En la conformación de nuevas autoridades dentro de la región, asistimos en los últimos años al fenómeno de variación constante en el signo político al interior de algunos países, con sus particulares características en el juego de intereses y en las orientaciones ideológicas. En Paraguay, solo hubo una alternativa (Fernando Lugo) frente al signo atávico oficialista, que luego retomó las riendas del poder.
Hoy le toca a Brasil, nuestro gigante vecino, asistir a la segunda vuelta para elegir a quien comandará la primera magistratura: Lula da Silva (progresismo, izquierda, anhela gobernar de nuevo), y Jair Bolsonaro (actual mandatario con intenciones de reelección; enarbola la bandera de la derecha conservadora, con discurso radical e intolerante).
Siempre se observa, desde los diferentes sectores, de qué manera se arma el tablero de ajedrez en las cúpulas de poder de las naciones y –de manera a enfatizar a priori lo que se percibe como característica de una u otra ideología (hablamos de izquierda o derecha)– automáticamente se alinean muchas voces que lanzan improperios o defensa férrea hacia la otra facción.
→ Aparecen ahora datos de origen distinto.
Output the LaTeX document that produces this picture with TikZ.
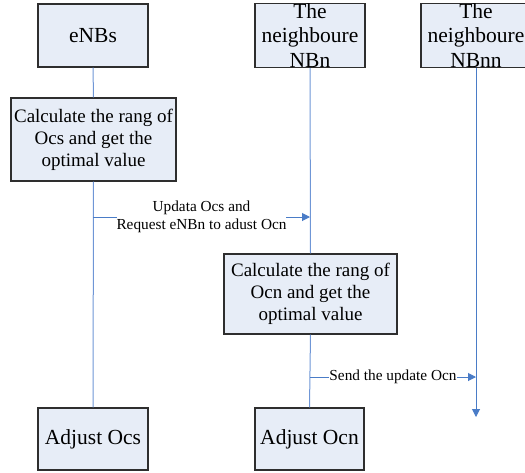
\documentclass[tikz,border=0pt]{standalone}
\usepackage{fontspec}
\setmainfont{Liberation Serif}
\usetikzlibrary{arrows.meta}
\definecolor{boxfill}{HTML}{E7EDF7}
\definecolor{boxline}{HTML}{2E2E2E}
\definecolor{lifeblue}{HTML}{6F96D6}
\definecolor{arrblue}{HTML}{4A7CC7}
\tikzset{
  lanebox/.style={draw=boxline, fill=boxfill, line width=1.1pt, inner sep=0pt, align=center},
  bigtxt/.style={font=\fontsize{21.5}{24.5}\selectfont},
  midtxt/.style={font=\fontsize{19}{22}\selectfont},
  msgtxt/.style={font=\fontsize{15.3}{18}\selectfont, fill=white, inner sep=0pt, align=center},
  life/.style={draw=lifeblue, line width=1pt},
  msg/.style={draw=arrblue, line width=1pt, -{Triangle[length=8pt,width=8pt]}}
}
\begin{document}
\begin{tikzpicture}[x=1pt,y=-1pt]
\useasboundingbox (0,0) rectangle (525,472);
% header boxes
\node[lanebox, bigtxt, minimum width=110pt, minimum height=63pt] (enbs) at (93,35.5) {eNBs};
\node[lanebox, bigtxt, minimum width=110pt, minimum height=63pt] (nbn) at (310,35.5) {The\\neighboure\\NBn};
\node[lanebox, bigtxt, minimum width=110pt, minimum height=63pt] (nbnn) at (476,35.5) {The\\neighboure\\NBnn};
% calculation boxes
\node[lanebox, midtxt, minimum width=165pt, minimum height=83pt] (calc1) at (93.5,139.5) {Calculate the rang of\\Ocs and get the\\optimal value};
\node[lanebox, midtxt, minimum width=173pt, minimum height=80pt] (calc2) at (310.5,294) {Calculate the rang of\\Ocn and get the\\optimal value};
% adjust boxes
\node[lanebox, bigtxt, minimum width=110pt, minimum height=62pt] (adj1) at (93,439) {Adjust Ocs};
\node[lanebox, bigtxt, minimum width=109pt, minimum height=62pt] (adj2) at (309.5,439) {Adjust Ocn};
% lifeline points
\coordinate (m1s) at (93,217);
\coordinate (m1e) at (310,217);
\coordinate (m2s) at (310,377);
\coordinate (m2e) at (476,377);
\coordinate (nnend) at (476,417);
% lifelines
\draw[life] (enbs.south) -- (calc1.north);
\draw[life] (calc1.south) -- (adj1.north);
\draw[life] (nbn.south) -- (calc2.north);
\draw[life] (calc2.south) -- (adj2.north);
\draw[msg] (nbnn.south) -- (nnend);
% messages
\draw[msg] (m1s) -- node[msgtxt] (l1) {Updata Ocs and\\Request eNBn to adust Ocn} (m1e);
\draw[msg] (m2s) -- node[msgtxt] (l2) {Send the update Ocn} (m2e);
\end{tikzpicture}
\end{document}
Ciertamente, la radicalización, las posturas muy encontradas y la polarización vienen corroyendo el debate público en cada país que uno pretende observar y analizar; con lo que se aleja algún intento de edificación de la acción colectiva que, como sociedad, debiera priorizar cada grupo humano.

Atendiendo a las experiencias cercanas en el tiempo, en Colombia, Chile y Perú, países en que las facciones que enarbolan principios más de izquierda en la concepción del poder lograron ocupar los principales espacios de decisión, y que otros gobiernos de la región también están inscriptos en esa tendencia, la visión de muchas personas con tinte más conservador es abrir el paraguas y avizorar el fin de los tiempos, la futura catástrofe asegurada y la vuelta a escenarios de mayor pobreza para casi toda la población.
Al tomar como ejemplo los casos de Venezuela y hasta de Nicaragua, advierten que el camino de América Latina no es por la vía de mayor estatización, énfasis en la justicia social mediante programas que beneficien a los más vulnerables y cierta regulación desde el estamento público al dinamismo propio del mercado. Obviamente, ambos países ya no representan los paradigmas de esta ideología, porque se constatan atropellos a la oposición y a los disidentes desde el gobierno mismo, con abusos de poder señalados por organismos de derechos humanos.
También Argentina puede inscribirse dentro de lo que se define como “lo que no hay que hacer”, a sabiendas de las décadas de caída libre en la economía y en el manejo del poder, ya que las decisiones gubernamentales optan por el populismo antes que por ciertos ajustes en el despilfarro oficial, alargando la agonía y sumiendo a la población en una batalla perdida desde el vamos frente a la galopante inflación.
Lo sano y maduro para las decisiones soberanas de cada país vendrá siempre desde el fomento de la alternancia, mediante elecciones libres; y la participación de colectivos humanos que prioricen miradas más amplias, acciones más concretas hacia el bien común, frente a la vieja política que solo beneficia al entorno del poder y se olvida del servicio a la gente.